For almost the entire film, our view of the interplanetary visitors is confined to low-resolution, black-and-white video from the ‘70s on monitor banks, previously locked away in the WARDEX vaults. But for this audience member at least, that limited exposure served to foreground the human stakes — especially once Scanlon starts using an identical device to the one in Daniel’s possession to get inside the heads of people close to the fugitives able to disclose their whereabouts.
While the combination of editor Sarah Broshar’s relentless pacing and John Williams’ full-bodied score (which stands among the veteran composer’s finest) makes for an exciting watch throughout, the breathless action sequences are especially thrilling. Notable among them is a high-speed chase in which Margaret and Daniel jump from a car to a moving train as Scanlon’s vicious head of security Boyd (Henry Lloyd-Hughes) pursues and tries to kill them.

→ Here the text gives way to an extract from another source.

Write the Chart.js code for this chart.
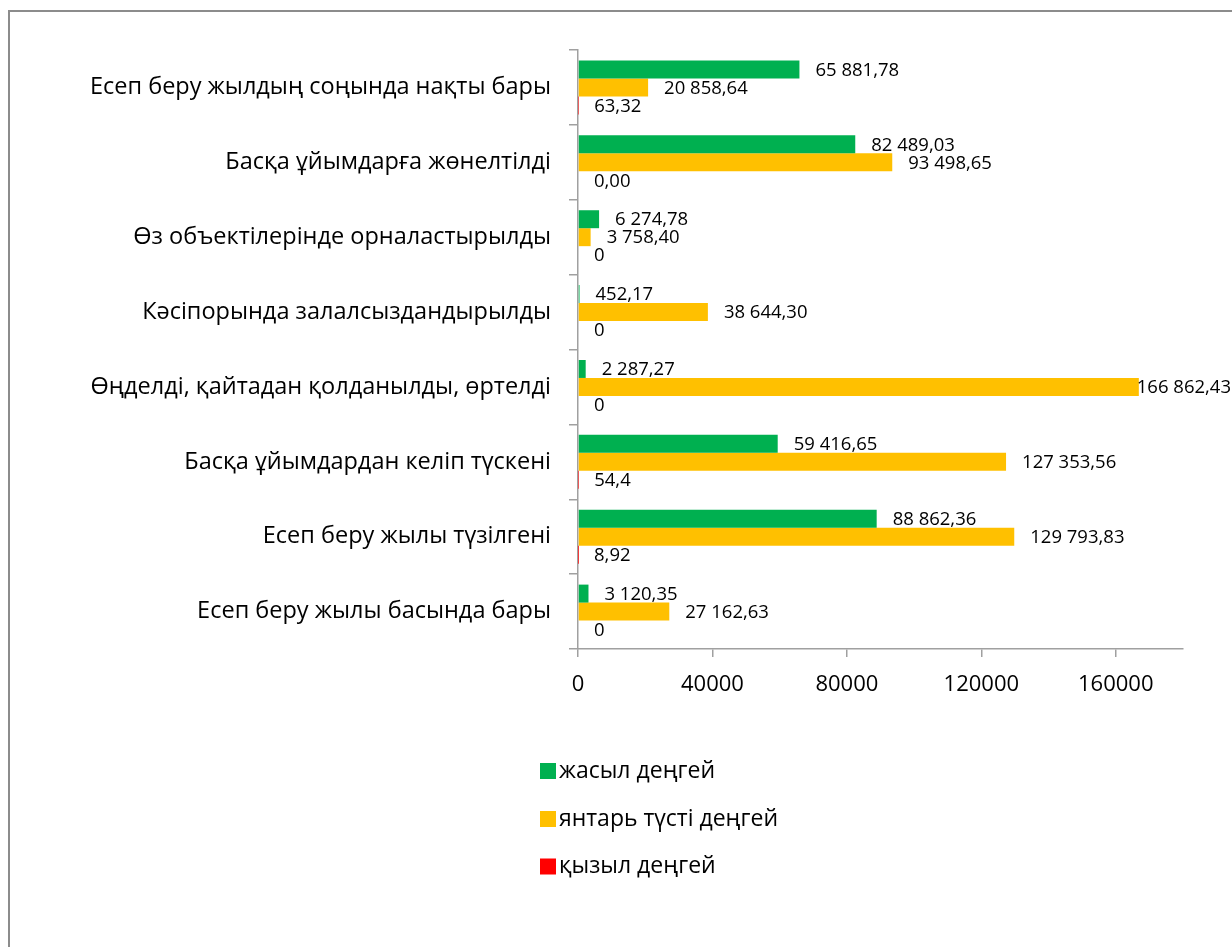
<!DOCTYPE html>
<html>
<head>
<meta charset="utf-8">
<script src="https://cdn.jsdelivr.net/npm/chart.js@4/dist/chart.umd.min.js"></script>
<style>
html,body{margin:0;padding:0;background:#fff;}
canvas{display:block;}
</style>
</head>
<body>
<canvas id="c" width="1232" height="947"></canvas>
<script>
// Categories (top to bottom as shown)
const categories = [
  'Есеп беру жылдың соңында нақты бары',
  'Басқа ұйымдарға жөнелтілді',
  'Өз объектілерінде орналастырылды',
  'Кәсіпорында залалсыздандырылды',
  'Өңделді, қайтадан қолданылды, өртелді',
  'Басқа ұйымдардан келіп түскені',
  'Есеп беру жылы түзілгені',
  'Есеп беру жылы басында бары'
];
const seriesNames = ['жасыл деңгей', 'янтарь түсті деңгей', 'қызыл деңгей'];
const greenValues = [65881.78, 82489.03, 6274.78, 452.17, 2287.27, 59416.65, 88862.36, 3120.35];
const amberValues = [20858.64, 93498.65, 3758.40, 38644.30, 166862.43, 127353.56, 129793.83, 27162.63];
const redValues   = [63.32, 0.00, 0, 0, 0, 54.4, 8.92, 0];
const greenLabels = ['65 881,78', '82 489,03', '6 274,78', '452,17', '2 287,27', '59 416,65', '88 862,36', '3 120,35'];
const amberLabels = ['20 858,64', '93 498,65', '3 758,40', '38 644,30', '166 862,43', '127 353,56', '129 793,83', '27 162,63'];
const redLabels   = ['63,32', '0,00', '0', '0', '0', '54,4', '8,92', '0'];
const xTicks = [0, 40000, 80000, 120000, 160000];
const xMax = 180000;

const colors = ['#00B050', '#FFC000', '#FF0000'];
const axisColor = '#A0A0A0';
const FONT = "'Open Sans', sans-serif";

const frame = {
  id: 'frame',
  beforeDraw(chart) {
    const ctx = chart.ctx;
    ctx.save();
    ctx.fillStyle = '#fff';
    ctx.fillRect(0, 0, chart.width, chart.height);
    ctx.strokeStyle = '#8C8C8C';
    ctx.lineWidth = 2;
    ctx.strokeRect(9, 11, 1400, 1100);
    ctx.restore();
  }
};

const valueLabels = {
  id: 'valueLabels',
  afterDatasetsDraw(chart) {
    const ctx = chart.ctx;
    const allLabels = [greenLabels, amberLabels, redLabels];
    ctx.save();
    ctx.font = "18.5px " + FONT;
    ctx.fillStyle = '#000';
    ctx.textBaseline = 'middle';
    ctx.textAlign = 'left';
    chart.data.datasets.forEach((ds, i) => {
      const meta = chart.getDatasetMeta(i);
      meta.data.forEach((el, j) => {
        const txt = allLabels[i][j];
        const w = ctx.measureText(txt).width;
        let x = el.x + 16;
        if (x + w > chart.width - 1) x = chart.width - 1 - w;
        ctx.fillText(txt, x, el.y + 1);
      });
    });
    ctx.restore();
  }
};

const customLegend = {
  id: 'customLegend',
  afterDraw(chart) {
    const ctx = chart.ctx;
    ctx.save();
    ctx.font = "23px " + FONT;
    ctx.textBaseline = 'middle';
    ctx.textAlign = 'left';
    const rows = [771, 819, 866.5];
    chart.data.datasets.forEach((ds, i) => {
      const cy = rows[i];
      ctx.fillStyle = ds.backgroundColor;
      ctx.fillRect(540, cy - 8, 16, 16);
      ctx.fillStyle = '#000';
      ctx.fillText(ds.label, 559, cy);
    });
    ctx.restore();
  }
};

new Chart(document.getElementById('c'), {
  type: 'bar',
  data: {
    labels: categories,
    datasets: [
      { label: seriesNames[0], data: greenValues, backgroundColor: colors[0] },
      { label: seriesNames[1], data: amberValues, backgroundColor: colors[1] },
      { label: seriesNames[2], data: redValues, backgroundColor: colors[2] }
    ]
  },
  options: {
    indexAxis: 'y',
    responsive: false,
    animation: false,
    events: [],
    layout: { padding: { left: 0, top: 50, right: 49, bottom: 0 } },
    datasets: { bar: { categoryPercentage: 0.72, barPercentage: 1.0, borderWidth: 0 } },
    plugins: { legend: { display: false }, tooltip: { enabled: false } },
    scales: {
      x: {
        type: 'linear',
        min: 0,
        max: xMax,
        afterBuildTicks(scale) { scale.ticks = xTicks.map(v => ({ value: v })); },
        afterFit(scale) { scale.height = 298; },
        ticks: {
          font: { family: FONT, size: 22 },
          color: '#000',
          padding: 15,
          maxRotation: 0,
          callback: v => String(v)
        },
        grid: { drawOnChartArea: false, color: axisColor, tickLength: 8, lineWidth: 1.5 },
        border: { color: axisColor, width: 1.5 }
      },
      y: {
        afterFit(scale) { scale.width = 578; },
        ticks: {
          font: { family: FONT, size: 23.5 },
          color: '#000',
          padding: 18
        },
        grid: { drawOnChartArea: false, color: axisColor, tickLength: 9, offset: true, lineWidth: 1.5 },
        border: { color: axisColor, width: 1.5 }
      }
    }
  },
  plugins: [frame, valueLabels, customLegend]
});
</script>
</body>
</html>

The cast could not be better. Hewson’s Jane, a former novitiate nun who lost her vocation, is both a moral compass and a threat once Scanlon gets to her with his mind-control methods; she serves as a conduit for the film’s questions about faith and humanity’s need to believe in something beyond our existence. The always excellent Elizabeth Marvel projects wisdom and warmth as a caring nun at the monastery where Jane once lived, her open-mindedness toward cosmic forces that transcend religion conveyed with crisp economy.
Domingo — the movies’ equivalent of bacon or chocolate in that he makes everything better — portrays Hugo as the most clear-eyed and level-headed yet unexpectedly tender of the characters, guiding Margaret and Daniel toward a deeper understanding of their pasts, as well as what they are experiencing in the present. Russell has a more limited role but nicely straddles the divide between supporting Margaret and believing she’s crazy.
Firth is chilling, pushing his stern, fiercely intelligent demeanor in increasingly sinister directions and bringing nuance and gravity to the lengths Scanlon will go to fulfill his mandate, whatever the cost. WARDEX’s success at reverse-engineering extraterrestrial technology feeds into the movie’s undercurrent of ‘70s-style paranoia and nefarious conspiracy.
O’Connor is one of our most soulful and sensate actors, seemingly incapable of a false note; he brings conviction and a depth of feeling to Daniel that intensifies with each new piece of information concerning who he is and where his abilities originate. A sequence in which he narrowly avoids being apprehended while at an isolated farmhouse in rural West Virginia with Jane is another expertly staged nail-biter.
The standout, however, is Blunt, simply breathtaking and never more magnetic, injecting a whirlwind of emotions into Margaret as she’s hurtled forward by terrifying instincts that she’s powerless to control, and making steady gains in purposeful determination as her situation — past and present — is illuminated. The final act that takes Margaret back to where she started is profoundly moving, even if the steps Koepp takes to get there can at times be fuzzy.
The idea that aliens can present themselves to humans as familiar animal species is arguably the only instance in which Spielberg gets borderline cheesy, not least because it’s the film’s most distracting CG element. And the backdrop of worldwide unrest and escalating nuclear threat is subtle to a fault, though that’s just nitpicking.
In terms of craftsmanship, Spielberg is in peak form. Working with his longtime cinematographer Janusz Kaminski, who is painting here in a muted color palette pierced by beautiful lighting, the director blocks every shot for maximum dramatic impact, the camera moving with a grace and control that reaffirm his reputation as a consummate visual storyteller. For anyone who has loved his movies, Disclosure Day will be an essential addition to Spielberg’s rich body of work.